PROBLEM TO SOLVE
Starting with the first line of the listing, quote each line exactly until and including the one with "t.textContent = categories[i];", leaving pictures out.

RECORDS FOR PROCESSING

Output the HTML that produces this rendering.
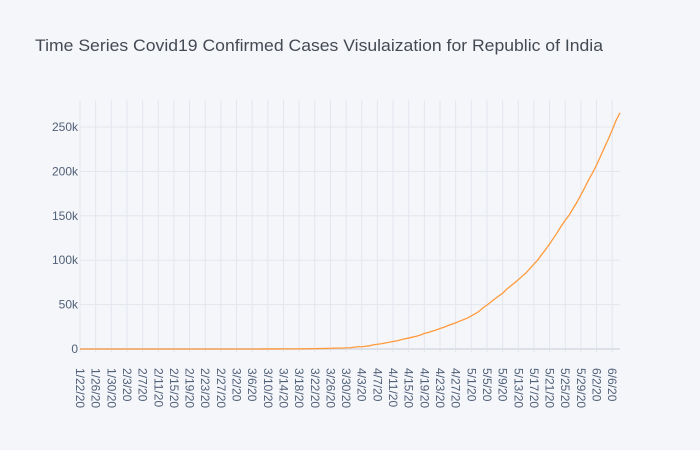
<!DOCTYPE html>
<html><head><meta charset="utf-8"><style>
body{margin:0;background:#f5f6fa;}
svg{display:block;font-family:"Liberation Sans",sans-serif;}
</style></head><body>
<svg id="c" width="700" height="450">
<rect width="700" height="450" fill="#f5f6fa"/>
<text x="35" y="51" font-size="17" fill="#444a54" textLength="568" lengthAdjust="spacingAndGlyphs">Time Series Covid19 Confirmed Cases Visulaization for Republic of India</text>
<g id="grid"></g><g id="yt"></g><g id="xt"></g><g id="series"></g>
</svg>
<script>
const startDate = [2020, 0, 22];
const values = [0,0,0,0,0,0,0,0,1,1,1,2,3,3,3,3,3,3,3,3,3,3,3,3,3,3,3,3,3,3,3,3,3,3,3,3,3,3,3,3,5,5,28,30,31,34,39,43,56,62,73,82,102,113,119,142,156,194,244,330,396,499,536,657,727,887,987,1024,1251,1397,1998,2543,2567,3082,3588,4778,5311,5916,6725,7598,8446,9205,10453,11487,12322,13430,14352,15722,17615,18539,20080,21370,23077,24530,26283,27890,29451,31324,33062,34863,37257,39699,42505,46437,49400,52987,56351,59695,62808,67161,70768,74292,78055,81997,85784,90648,95698,100328,106475,112028,118226,124794,131423,138536,144950,150793,158086,165386,173491,181827,190609,198370,207191,216824,226713,236184,246622,257486,265928];
const yTicks = [0,50000,100000,150000,200000,250000];
const yTickLabels = ["0","50k","100k","150k","200k","250k"];
const categories = [];
for (let i = 0; i < values.length; i++) {
  const d = new Date(startDate[0], startDate[1], startDate[2] + i);
  categories.push((d.getMonth()+1) + "/" + d.getDate() + "/20");
}
const NS = "http://www.w3.org/2000/svg";
const L = 80, R = 620, T = 100, B = 352;
const x = i => L + i * (R - L) / (values.length - 1);
const y = v => 349 - v * (222 / 250000);
function mk(tag, attrs, parent) {
  const e = document.createElementNS(NS, tag);
  for (const k in attrs) e.setAttribute(k, attrs[k]);
  document.getElementById(parent).appendChild(e);
  return e;
}
for (let i = 0; i < categories.length; i += 4) {
  const g = mk("line", {x1:x(i), x2:x(i), y1:T, y2:B, stroke:"#e3e6ee", "stroke-width":1}, "grid");
  
  
  const t = mk("text", {transform:`translate(${x(i)-4},368) rotate(90)`, "font-size":12, fill:"#506078"}, "xt");
  t.textContent = categories[i];
  
  
}
yTicks.forEach((v, k) => {
  const g = mk("line", {x1:L, x2:R, y1:y(v), y2:y(v), stroke: v===0 ? "#dde0e8" : "#e3e6ee", "stroke-width": v===0 ? 2 : 1}, "grid");
  
  
  const t = mk("text", {x:L-2, y:y(v)+4, "font-size":12, fill:"#506078", "text-anchor":"end"}, "yt");
  t.textContent = yTickLabels[k];
  
  
});
const pts = values.map((v, i) => x(i).toFixed(2) + "," + y(v).toFixed(2)).join(" ");
const line = mk("polyline", {points:pts, fill:"none", stroke:"#ff9a3c", "stroke-width":1.3}, "series");


</script>
</body></html>
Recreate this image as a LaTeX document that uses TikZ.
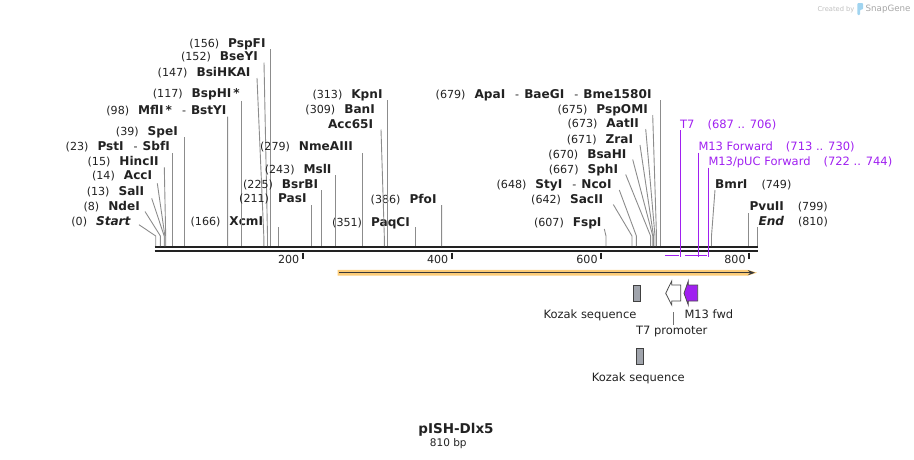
\documentclass[tikz,border=0pt]{standalone}
\usepackage{fontspec}
\setmainfont{DejaVu Sans}
\usetikzlibrary{arrows.meta}

\definecolor{primer}{RGB}{160,32,240}
\definecolor{bbone}{RGB}{34,34,34}
\definecolor{cdsorange}{RGB}{252,204,120}
\definecolor{kozakgray}{RGB}{160,164,172}
\definecolor{logoblue}{RGB}{160,212,240}

\newcommand{\enzname}[1]{{\fontsize{12.1}{14}\selectfont\bfseries #1}}
\newcommand{\enzsep}{\hspace{10pt}-\hspace{5pt}}

\tikzset{
    site/.style={inner sep=0pt, font=\fontsize{11.1}{13}\selectfont, text=bbone},
    leftsite/.style={site, anchor=base east},
    rightsite/.style={site, anchor=base west},
    leader/.style={draw=black!45, line width=0.9pt},
    primerlbl/.style={inner sep=0pt, anchor=base west, font=\fontsize{11.5}{13}\selectfont, text=primer},
    primerline/.style={draw=primer, line width=1.5pt},
    featline/.style={draw=black!70, line width=0.8pt},
    kozak/.style={draw=black!75, fill=kozakgray, line width=0.8pt, inner sep=0pt, minimum width=7pt, minimum height=16pt},
    featlbl/.style={inner sep=0pt, anchor=base, font=\fontsize{11.5}{13}\selectfont, text=bbone},
}

\begin{document}
\begin{tikzpicture}[x=1pt,y=-1pt]
    \useasboundingbox (0,0) rectangle (914,459);

    % Logo
    \node[inner sep=0pt, anchor=base west, font=\fontsize{6.7}{8}\selectfont, text=black!25] (created) at (817.3,11) {Created by};
    \fill[logoblue, rounded corners=1pt] (857.3,3) -- (863,3) -- (863,9.5) -- (860,9.5) -- (860,15) -- (857.3,15) -- cycle;
    \node[inner sep=0pt, anchor=base west, font=\fontsize{8.7}{10}\selectfont, text=black!35] (snapgene) at (865.5,11.5) {SnapGene};

    % Backbone
    \draw[bbone, line width=2.3pt] (154.5,247.2) -- (758,247.2);
    \draw[bbone, line width=2.3pt] (154.5,251.2) -- (758,251.2);

    % Ruler
    \draw[bbone, line width=1.6pt] (302.7,252.5) -- (302.7,259.3);
    \node[site, anchor=east] (r200) at (299.5,259) {200};
    \draw[bbone, line width=1.6pt] (451.7,252.5) -- (451.7,259.3);
    \node[site, anchor=east] (r400) at (448.5,259) {400};
    \draw[bbone, line width=1.6pt] (601,252.5) -- (601,259.3);
    \node[site, anchor=east] (r600) at (597.8,259) {600};
    \draw[bbone, line width=1.6pt] (749,252.5) -- (749,259.3);
    \node[site, anchor=east] (r800) at (745.8,259) {800};

    % Sites, left cluster
    \node[leftsite] (pspfi) at (265.7,47.3) {(156)\hspace{9pt}\enzname{PspFI}};
    \node[leftsite] (bseyi) at (258,60.7) {(152)\hspace{9pt}\enzname{BseYI}};
    \node[leftsite] (bsihkai) at (250.7,76.3) {(147)\hspace{9pt}\enzname{BsiHKAI}};
    \node[leftsite] (bsphi) at (240,97.3) {(117)\hspace{9pt}\enzname{BspHI\,*}};
    \node[leftsite] (mfli) at (226.7,114) {(98)\hspace{9pt}\enzname{MflI\,*}\enzsep\enzname{BstYI}};
    \node[leftsite] (spei) at (178,135.7) {(39)\hspace{9pt}\enzname{SpeI}};
    \node[leftsite] (psti) at (170,150.7) {(23)\hspace{9pt}\enzname{PstI}\enzsep\enzname{SbfI}};
    \node[leftsite] (hincii) at (158.7,165) {(15)\hspace{9pt}\enzname{HincII}};
    \node[leftsite] (acci) at (152.3,179.7) {(14)\hspace{9pt}\enzname{AccI}};
    \node[leftsite] (sali) at (144.3,195.7) {(13)\hspace{9pt}\enzname{SalI}};
    \node[leftsite] (ndei) at (140,210.7) {(8)\hspace{9pt}\enzname{NdeI}};
    \node[leftsite] (start) at (130.7,225.7) {(0)\hspace{9pt}\enzname{\itshape Start}};
    \node[leftsite] (xcmi) at (263.3,225.7) {(166)\hspace{9pt}\enzname{XcmI}};

    \draw[leader] (pspfi.base east) ++(5.1,1.7) -- (270.8,246);
    \draw[leader] (bseyi.base east) ++(6,1.8) -- (267.5,236) -- (267.5,246);
    \draw[leader] (bsihkai.base east) ++(6.3,1.7) -- (263.8,236) -- (263.8,246);
    \draw[leader] (bsphi.base east) ++(1.7,3.5) -- (241.7,246);
    \draw[leader] (mfli.base east) ++(0.9,2.5) -- (227.6,246);
    \draw[leader] (spei.base east) ++(6,1.3) -- (184,246);
    \draw[leader] (psti.base east) ++(2.3,2.3) -- (172.3,246);
    \draw[leader] (hincii.base east) ++(5.6,2.3) -- (165.7,236) -- (165.7,246);
    \draw[leader] (acci.base east) ++(5,3.6) -- (164.9,236) -- (164.9,246);
    \draw[leader] (sali.base east) ++(7.4,2.6) -- (164.2,236) -- (164.2,246);
    \draw[leader] (ndei.base east) ++(5,0.8) -- (160.4,236) -- (160.4,246);
    \draw[leader] (start.base east) ++(8.3,-1) -- (155.7,236) -- (155.7,246);
    \draw[leader] (xcmi.base east) ++(14.8,1.3) -- (278.1,246);

    % Sites, middle
    \node[leftsite] (nmeaiii) at (353,150.7) {(279)\hspace{9pt}\enzname{NmeAIII}};
    \node[leftsite] (msli) at (331.7,173.3) {(243)\hspace{9pt}\enzname{MslI}};
    \node[leftsite] (bsrbi) at (318.3,188) {(225)\hspace{9pt}\enzname{BsrBI}};
    \node[leftsite] (pasi) at (306.7,202.3) {(211)\hspace{9pt}\enzname{PasI}};
    \node[leftsite] (kpni) at (382.7,98) {(313)\hspace{9pt}\enzname{KpnI}};
    \node[leftsite] (bani) at (375,113.3) {(309)\hspace{9pt}\enzname{BanI}};
    \node[leftsite] (acc65i) at (373.3,128) {\enzname{Acc65I}};
    \node[leftsite] (pfoi) at (436.7,203) {(386)\hspace{9pt}\enzname{PfoI}};
    \node[leftsite] (paqci) at (410,226.3) {(351)\hspace{9pt}\enzname{PaqCI}};

    \draw[leader] (nmeaiii.base east) ++(9,2.3) -- (362,246);
    \draw[leader] (msli.base east) ++(3.5,1.7) -- (335.2,246);
    \draw[leader] (bsrbi.base east) ++(3.5,2) -- (321.8,246);
    \draw[leader] (pasi.base east) ++(4.7,2.7) -- (311.4,246);
    \draw[leader] (kpni.base east) ++(4.6,2) -- (387.3,246);
    \draw[leader] (acc65i.base east) ++(7.7,1.5) -- (384.3,236) -- (384.3,246);
    \draw[leader] (pfoi.base east) ++(4.9,2) -- (441.6,246);
    \draw[leader] (paqci.base east) ++(5.5,0.7) -- (415.5,246);

    % Sites, right cluster
    \node[leftsite] (apai) at (651.7,98) {(679)\hspace{9pt}\enzname{ApaI}\enzsep\enzname{BaeGI}\enzsep\enzname{Bme1580I}};
    \node[leftsite] (pspomi) at (648,113.3) {(675)\hspace{9pt}\enzname{PspOMI}};
    \node[leftsite] (aatii) at (639,127.3) {(673)\hspace{9pt}\enzname{AatII}};
    \node[leftsite] (zrai) at (633.3,143) {(671)\hspace{9pt}\enzname{ZraI}};
    \node[leftsite] (bsahi) at (626.7,158) {(670)\hspace{9pt}\enzname{BsaHI}};
    \node[leftsite] (sphi) at (618.3,173) {(667)\hspace{9pt}\enzname{SphI}};
    \node[leftsite] (styi) at (611.7,188) {(648)\hspace{9pt}\enzname{StyI}\enzsep\enzname{NcoI}};
    \node[leftsite] (sacii) at (603.3,203) {(642)\hspace{9pt}\enzname{SacII}};
    \node[leftsite] (fspi) at (601.7,226.3) {(607)\hspace{9pt}\enzname{FspI}};
    \node[rightsite] (bmri) at (715,188) {\enzname{BmrI}\hspace{14pt}(749)};
    \node[rightsite] (pvuii) at (749.3,210.7) {\enzname{PvuII}\hspace{14pt}(799)};
    \node[rightsite] (endsite) at (758.3,225.7) {\enzname{\itshape End}\hspace{14pt}(810)};

    \draw[leader] (apai.base east) ++(8.6,2) -- (660.3,246);
    \draw[leader] (pspomi.base east) ++(4.7,1.7) -- (656.5,236) -- (656.5,246);
    \draw[leader] (aatii.base east) ++(6.7,1.7) -- (655,236) -- (655,246);
    \draw[leader] (zrai.base east) ++(6.7,2) -- (653.5,236) -- (653.5,246);
    \draw[leader] (bsahi.base east) ++(6,1.5) -- (652.8,236) -- (652.8,246);
    \draw[leader] (sphi.base east) ++(7.4,1.5) -- (650.6,236) -- (650.6,246);
    \draw[leader] (styi.base east) ++(7.6,2) -- (636.4,236) -- (636.4,246);
    \draw[leader] (sacii.base east) ++(10,1.5) -- (632,236) -- (632,246);
    \draw[leader] (fspi.base east) ++(2.6,2.7) -- (606,236) -- (606,246);
    \draw[leader] (bmri.base west) ++(0,2) -- (711.5,236) -- (711.5,246);
    \draw[leader] (pvuii.base west) ++(-0.5,2.3) -- (748.8,246);
    \draw[leader] (endsite.base west) ++(-1.1,1.3) -- (757.2,246);

    % Primers
    \node[primerlbl] (t7lbl) at (680,128) {T7\hspace{13pt}(687 .. 706)};
    \node[primerlbl] (m13flbl) at (698.3,150.7) {M13 Forward\hspace{13pt}(713 .. 730)};
    \node[primerlbl] (m13pucl) at (708.3,165.7) {M13/pUC Forward\hspace{13pt}(722 .. 744)};
    \draw[primerline] (t7lbl.base west) ++(0.5,2) -- (680.5,257);
    \draw[primerline] (m13flbl.base west) ++(0,2) -- (698.3,257);
    \draw[primerline] (m13pucl.base west) ++(0,2) -- (708.3,257);
    \draw[primerline] (665,255.7) -- (679,255.7);
    \draw[primerline] (685,255.7) -- (707,255.7);

    % Feature bar
    \fill[cdsorange] (337.7,269.9) -- (748,269.9) -- (757,272.7) -- (748,275.5) -- (337.7,275.5) -- cycle;
    \draw[bbone!90, line width=1.4pt, -{Stealth[length=7pt, width=5pt]}] (339,272.7) -- (755,272.7);

    % Features
    \node[kozak] (kozak1) at (636.5,293.4) {};
    \node[featlbl] (kozak1lbl) at (590,318.5) {Kozak sequence};
    \draw[featline, fill=white] (665.7,293.3) -- (671.7,281) -- (671.7,285) -- (680.7,285) -- (680.7,301) -- (671.7,301) -- (671.7,305) -- cycle;
    \draw[featline, fill=primer] (684,293.3) -- (688.3,281) -- (688.3,285) -- (697.7,285) -- (697.7,301) -- (688.3,301) -- (688.3,305) -- cycle;
    \node[featlbl] (t7plbl) at (671.7,334) {T7 promoter};
    \coordinate (t7top) at (673.3,312.3);
    \draw[draw=black!55, line width=0.8pt] (t7top) -- (t7top |- t7plbl.north);
    \node[featlbl, anchor=base west] (m13lbl) at (684.3,318.3) {M13 fwd};
    \node[kozak] (kozak2) at (640,356) {};
    \node[featlbl] (kozak2lbl) at (638.3,381.3) {Kozak sequence};

    % Title
    \node[inner sep=0pt, anchor=base, font=\fontsize{13.5}{15}\selectfont\bfseries, text=bbone] (title) at (456,433.3) {pISH-Dlx5};
    \node[inner sep=0pt, anchor=base, font=\fontsize{10.5}{12}\selectfont, text=bbone] (length) at (448.3,446) {810 bp};
\end{tikzpicture}
\end{document}
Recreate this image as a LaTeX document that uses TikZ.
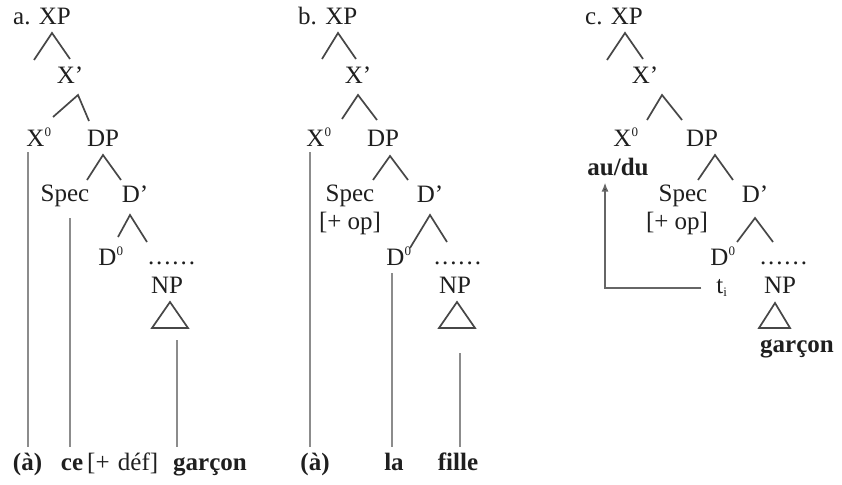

TASK OUTPUT
Output the HTML that produces this rendering.
<!DOCTYPE html>
<html><head><meta charset="utf-8"><style>
body{margin:0;background:#f5f6fa;}
svg{display:block;font-family:"Liberation Sans",sans-serif;}
</style></head><body>
<svg id="c" width="700" height="450">
<rect width="700" height="450" fill="#f5f6fa"/>
<text x="35" y="51" font-size="17" fill="#444a54" textLength="568" lengthAdjust="spacingAndGlyphs">Time Series Covid19 Confirmed Cases Visulaization for Republic of India</text>
<g id="grid"></g><g id="yt"></g><g id="xt"></g><g id="series"></g>
</svg>
<script>
const startDate = [2020, 0, 22];
const values = [0,0,0,0,0,0,0,0,1,1,1,2,3,3,3,3,3,3,3,3,3,3,3,3,3,3,3,3,3,3,3,3,3,3,3,3,3,3,3,3,5,5,28,30,31,34,39,43,56,62,73,82,102,113,119,142,156,194,244,330,396,499,536,657,727,887,987,1024,1251,1397,1998,2543,2567,3082,3588,4778,5311,5916,6725,7598,8446,9205,10453,11487,12322,13430,14352,15722,17615,18539,20080,21370,23077,24530,26283,27890,29451,31324,33062,34863,37257,39699,42505,46437,49400,52987,56351,59695,62808,67161,70768,74292,78055,81997,85784,90648,95698,100328,106475,112028,118226,124794,131423,138536,144950,150793,158086,165386,173491,181827,190609,198370,207191,216824,226713,236184,246622,257486,265928];
const yTicks = [0,50000,100000,150000,200000,250000];
const yTickLabels = ["0","50k","100k","150k","200k","250k"];
const categories = [];
for (let i = 0; i < values.length; i++) {
  const d = new Date(startDate[0], startDate[1], startDate[2] + i);
  categories.push((d.getMonth()+1) + "/" + d.getDate() + "/20");
}
const NS = "http://www.w3.org/2000/svg";
const L = 80, R = 620, T = 100, B = 352;
const x = i => L + i * (R - L) / (values.length - 1);
const y = v => 349 - v * (222 / 250000);
function mk(tag, attrs, parent) {
  const e = document.createElementNS(NS, tag);
  for (const k in attrs) e.setAttribute(k, attrs[k]);
  document.getElementById(parent).appendChild(e);
  return e;
}
for (let i = 0; i < categories.length; i += 4) {
  const g = mk("line", {x1:x(i), x2:x(i), y1:T, y2:B, stroke:"#e3e6ee", "stroke-width":1}, "grid");
  
  
  const t = mk("text", {transform:`translate(${x(i)-4},368) rotate(90)`, "font-size":12, fill:"#506078"}, "xt");
  t.textContent = categories[i];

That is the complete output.